Monday, fueling was delayed by lightning in the area. Then, a liquid hydrogen leak was detected during fueling, though engineers ultimately got that under control. An apparent crack in the core stage’s insulation took some analysis before being cleared, and then engineers ran out of time as they studied what appeared to be a failure to chill down the rocket’s main engines for flight.
NASA later determined that the engine chill issue was actually a faulty temperature sensor and not a more significant technical problem with the engines that could have resulted in a more significant delay.
They were looking forward to another chance to make history Saturday, but did not even get that far in the countdown. The mission will now have to wait at least two more days, depending on how engineers plan to proceed with the latest leak.
What is Artemis I?
NASA’s Space Launch System (SLS) rocket is seen during sunrise atop a mobile launcher at Launch Pad 39B as preparations for launch continue, Wednesday, Aug. 31, 2022, at NASA’s Kennedy Space Center in Florida. (NASA photo / Bill Ingalls)

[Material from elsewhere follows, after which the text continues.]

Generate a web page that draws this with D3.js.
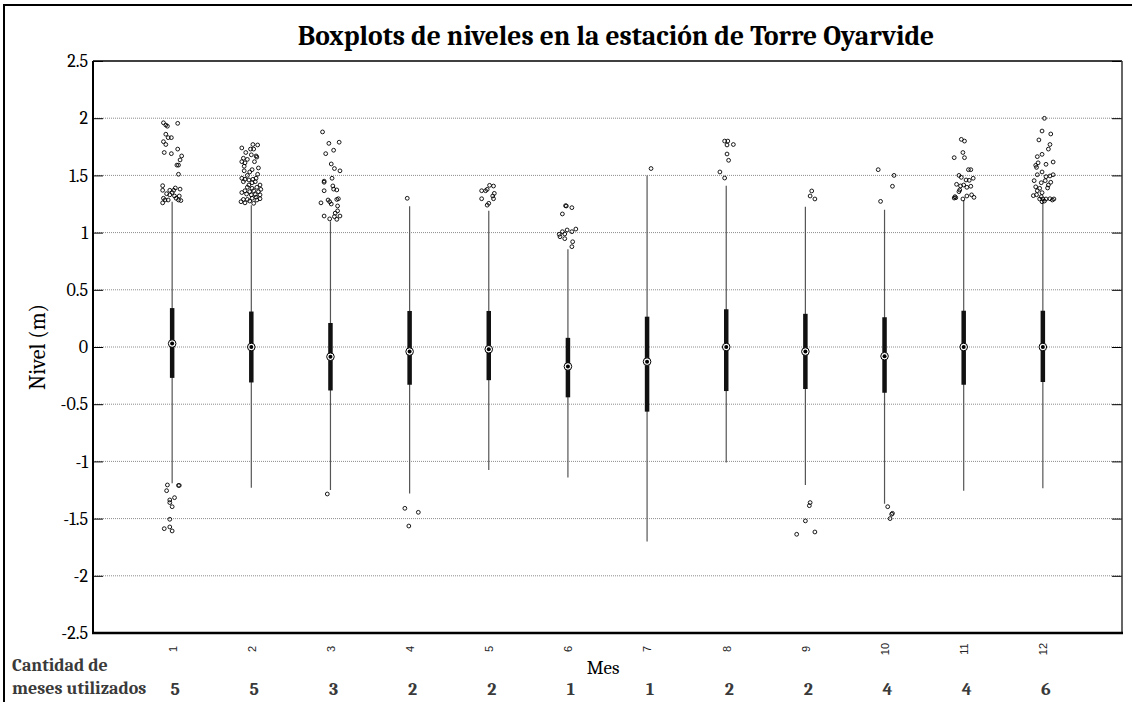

Artemis I is the first launch of NASA’s Space Launch System rocket, which is something of a combination between the space shuttle design and the old Saturn V moon rocket. The familiar orange fuel tank and pencil-like solid rocket boosters remain, but instead of a winged orbiter on the side, an Orion capsule is sitting atop the entire stack, ready to be flown to the moon.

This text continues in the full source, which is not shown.